Had old buddy Bill O’Brien and the Texans done a similar favor against the Steelers, the Patriots would have secured home-field advantage throughout the AFC playoffs. But Pittsburgh easily prevailed, so New England still must win (or the Steelers must lose) in Week 17 to secure the conference’s top seed.

But then what?

The Patriots have secured a first-round bye, so they won’t play on Wild Card Weekend. The Jaguars and the Chiefs are locked into the Nos. 3 and 4 seeds, respectively, so the Jaguars will play the No. 6 seed (the second wild-card team) and the Chiefs will play the No. 5 seed (the first wild-card team).

If the season ended today, the Ravens would get the No. 5 seed and the Titans would get the No. 6 seed. Both those teams control their own destinies and will make the playoffs as long as they win in Week 17.


The Chargers and the Bills are still in the hunt, but need help. The Ravens play the Bengals and the Titans play the Jaguars on Sunday.
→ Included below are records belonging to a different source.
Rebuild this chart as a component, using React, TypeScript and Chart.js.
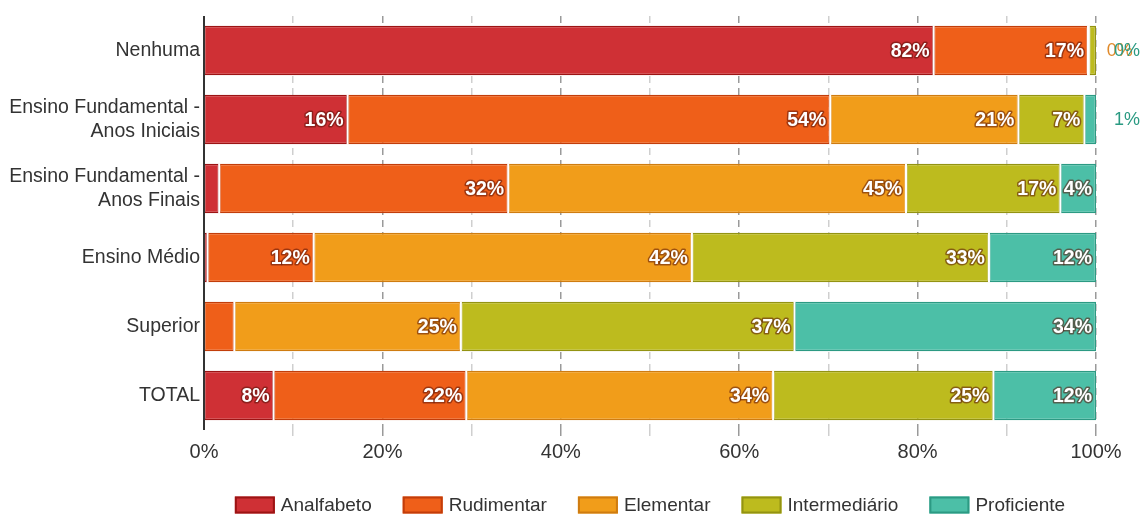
import React, { useEffect, useRef } from "react";
import { Chart, registerables } from "chart.js";

Chart.register(...registerables);

const categories: (string | string[])[] = [
  "Nenhuma",
  ["Ensino Fundamental -", "Anos Iniciais"],
  ["Ensino Fundamental -", "Anos Finais"],
  "Ensino Médio",
  "Superior",
  "TOTAL",
];

const seriesNames = ["Analfabeto", "Rudimentar", "Elementar", "Intermediário", "Proficiente"];

const analfabeto = [81.8, 16.1, 1.7, 0.4, 0.0, 7.8];
const rudimentar = [17.3, 54.1, 32.4, 11.9, 3.4, 21.6];
const elementar = [0.1, 21.1, 44.6, 42.4, 25.4, 34.4];
const intermediario = [0.8, 7.4, 17.3, 33.3, 37.4, 24.7];
const proficiente = [0.0, 1.3, 4.0, 12.0, 33.8, 11.5];

const xTicks = [0, 10, 20, 30, 40, 50, 60, 70, 80, 90, 100];

const fills = ["#cf3035", "#ef5f19", "#f19d1a", "#bdbb1e", "#4cbfa7"];
const borders = ["#9c1414", "#c23d0a", "#cf7c10", "#939312", "#2c9a83"];
const outsideColors = ["#b02a2a", "#d8561a", "#e08a2a", "#9a9a18", "#2a9a82"];

const FONT = "Arial, 'Liberation Sans', sans-serif";

const segmentPlugin = {
  id: "segments",
  afterDatasetsDraw(chart: any) {
    const ctx = chart.ctx;
    const n = chart.data.datasets.length;
    ctx.save();
    for (let d = 0; d < n; d++) {
      const meta = chart.getDatasetMeta(d);
      meta.data.forEach((bar: any, i: number) => {
        const v = chart.data.datasets[d].data[i];
        if (!v) return;
        const { x, y, height } = bar.getProps(["x", "y", "height"], true);
        if (x >= chart.chartArea.right - 1) return;
        ctx.fillStyle = "#ffffff";
        ctx.fillRect(x - 1, y - height / 2, 2, height);
      });
    }
    ctx.textBaseline = "middle";
    for (let d = 0; d < n; d++) {
      const meta = chart.getDatasetMeta(d);
      meta.data.forEach((bar: any, i: number) => {
        const v = chart.data.datasets[d].data[i] as number;
        const { x, y, base } = bar.getProps(["x", "y", "base"], true);
        const text = Math.round(v) + "%";
        const w = x - base;
        ctx.font = `bold 19.5px ${FONT}`;
        const tw = ctx.measureText(text).width;
        const endVal = chart.scales.x.getValueForPixel(x);
        if (tw + 4 <= w) {
          ctx.textAlign = "right";
          ctx.lineJoin = "round";
          ctx.lineWidth = 3;
          ctx.strokeStyle = "rgba(90,20,10,0.55)";
          ctx.strokeText(text, x - 4, y + 1);
          ctx.fillStyle = "#ffffff";
          ctx.fillText(text, x - 4, y + 1);
        } else if (endVal >= 99 && (Math.round(v) === 0 || d === n - 1)) {
          ctx.textAlign = "left";
          ctx.font = `18px ${FONT}`;
          ctx.fillStyle = outsideColors[d];
          ctx.fillText(text, x + 18, y + 1);
        }
      });
    }
    ctx.restore();
  },
};

const axisLinePlugin = {
  id: "axisLine",
  afterDatasetsDraw(chart: any) {
    const { ctx, chartArea } = chart;
    ctx.save();
    ctx.strokeStyle = "#333333";
    ctx.lineWidth = 2;
    ctx.beginPath();
    ctx.moveTo(chartArea.left, chartArea.top);
    ctx.lineTo(chartArea.left, chartArea.bottom);
    ctx.stroke();
    ctx.restore();
  },
};

const legendPlugin = {
  id: "customLegend",
  afterDraw(chart: any) {
    const { ctx, chartArea } = chart;
    const boxW = 40;
    const boxH = 17;
    const gapText = 6;
    const gapItem = 31;
    ctx.save();
    ctx.font = `19px ${FONT}`;
    const items = chart.data.datasets.map((ds: any) => ({
      label: ds.label,
      fill: ds.backgroundColor,
      border: ds.borderColor,
      w: boxW + gapText + ctx.measureText(ds.label).width,
    }));
    const total = items.reduce((s: number, it: any) => s + it.w, 0) + gapItem * (items.length - 1);
    let x = (chartArea.left + chartArea.right) / 2 - total / 2;
    const cy = 505;
    ctx.textBaseline = "middle";
    ctx.textAlign = "left";
    items.forEach((it: any) => {
      ctx.fillStyle = it.fill;
      ctx.fillRect(x, cy - boxH / 2, boxW, boxH);
      ctx.strokeStyle = it.border;
      ctx.lineWidth = 2;
      ctx.strokeRect(x + 1, cy - boxH / 2 + 1, boxW - 2, boxH - 2);
      ctx.fillStyle = "#333333";
      ctx.fillText(it.label, x + boxW + gapText, cy + 1);
      x += it.w + gapItem;
    });
    ctx.restore();
  },
};

export default function App() {
  const ref = useRef<HTMLCanvasElement>(null);

  useEffect(() => {
    document.body.style.margin = "0";
    const values = [analfabeto, rudimentar, elementar, intermediario, proficiente];
    const chart = new Chart(ref.current as HTMLCanvasElement, {
      type: "bar",
      data: {
        labels: categories,
        datasets: seriesNames.map((name, i) => ({
          label: name,
          data: values[i],
          backgroundColor: fills[i],
          borderColor: borders[i],
          borderWidth: 1.5,
          borderSkipped: false,
          barPercentage: 0.8,
          categoryPercentage: 0.9,
        })),
      },
      options: {
        indexAxis: "y",
        animation: false,
        responsive: false,
        devicePixelRatio: 1,
        layout: { padding: { top: 16, right: 47, bottom: 40, left: 0 } },
        plugins: {
          legend: { display: false },
          tooltip: { enabled: false },
        },
        scales: {
          x: {
            stacked: true,
            min: 0,
            max: 100,
            afterBuildTicks: (scale: any) => {
              scale.ticks = xTicks.map((v) => ({ value: v }));
            },
            afterFit: (scale: any) => {
              scale.height = 45;
            },
            border: { display: false, dash: [7, 5] },
            grid: {
              color: (c: any) => (c.tick && c.tick.value % 20 === 0 ? "#9a9a9a" : "#cfcfcf"),
              lineWidth: (c: any) => (c.tick && c.tick.value === 0 ? 0 : 1.5),
              tickLength: 6,
              drawTicks: true,
            },
            ticks: {
              autoSkip: false,
              maxRotation: 0,
              padding: 4,
              color: "#333333",
              font: { family: FONT, size: 20 },
              callback: (v: any) => (Number(v) % 20 === 0 ? v + "%" : ""),
            },
          },
          y: {
            stacked: true,
            afterFit: (scale: any) => {
              scale.width = 204;
            },
            border: { display: false },
            grid: { display: false, drawTicks: false },
            ticks: {
              padding: 4,
              color: "#333333",
              font: { family: FONT, size: 19.5, lineHeight: 1.23 },
            },
          },
        },
      },
      plugins: [segmentPlugin, axisLinePlugin, legendPlugin],
    } as any);
    return () => chart.destroy();
  }, []);

  return <canvas ref={ref} width={1143} height={515} style={{ display: "block" }} />;
}
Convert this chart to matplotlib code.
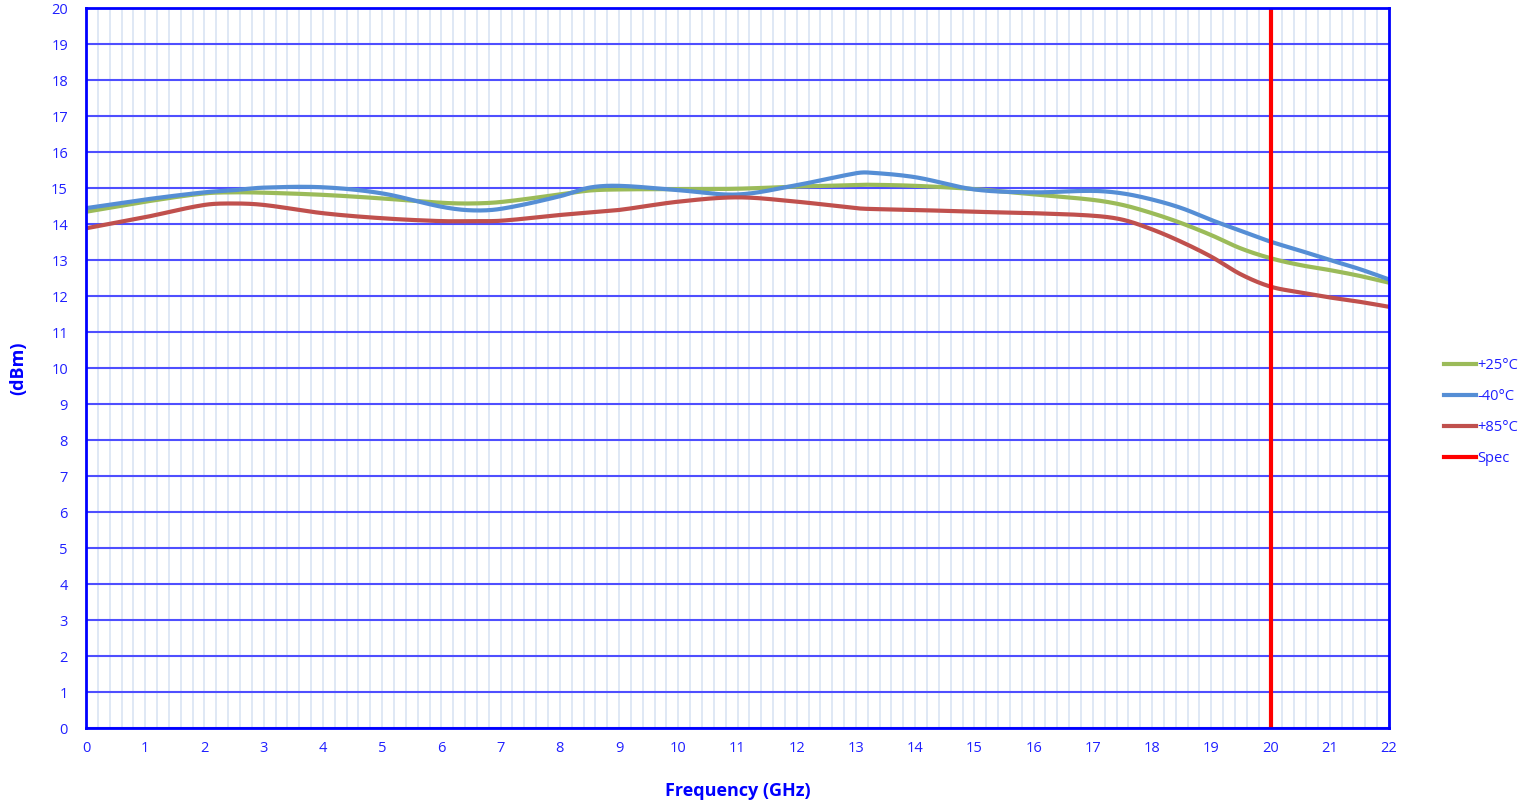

Jacksonville is good, and you never know in the AFC North, so neither of those games is a gimme.

To get in, the Chargers need to win and the Titans and Bills to both lose or tie; or to win, and the Titans to lose or tie and the Ravens to win or tie; or to tie, and for the Titans to lose and the Bills to lose or tie.

For the Bills to make it in, they need a win and a Ravens loss; or a win, a Chargers loss or tie, and a Titans loss or tie; or a tie and losses for both the Chargers and Titans.

If the Patriots win Sunday and clinch the top seed, they’d play the lowest-seeded winner of the Wild Card Weekend games. Assuming both division winners would be favored, the most likely opponent would be Kansas City. The Patriots could also face a wild-card team if one makes it through.

If the Patriots lose Sunday and the Steelers win, they would play the higher-seeded winner, most likely Jacksonville.

No matter what happens Sunday, the Patriots and Steelers still seem set for a clash in the AFC Championship. The Steelers have one of the strongest home-field advantages in football, so both teams have a lot to play for Sunday.


Even without Pittsburgh, Sunday would be a big day for the Patriots. Nine of the last 10 home teams have won the AFC title game, the lone exception being the Patriots’ loss to the Ravens in Foxborough at the end of the 2012 season.

Health is a more important factor than home field, so the Patriots have already done the hard part in securing themselves an extra week for key pieces such as wide receiver Chris Hogan, running backs James White and Rex Burkhead, and linebacker Kyle Van Noy to get healthy.

But a win Sunday is still big because, in the playoffs, there’s no place like home.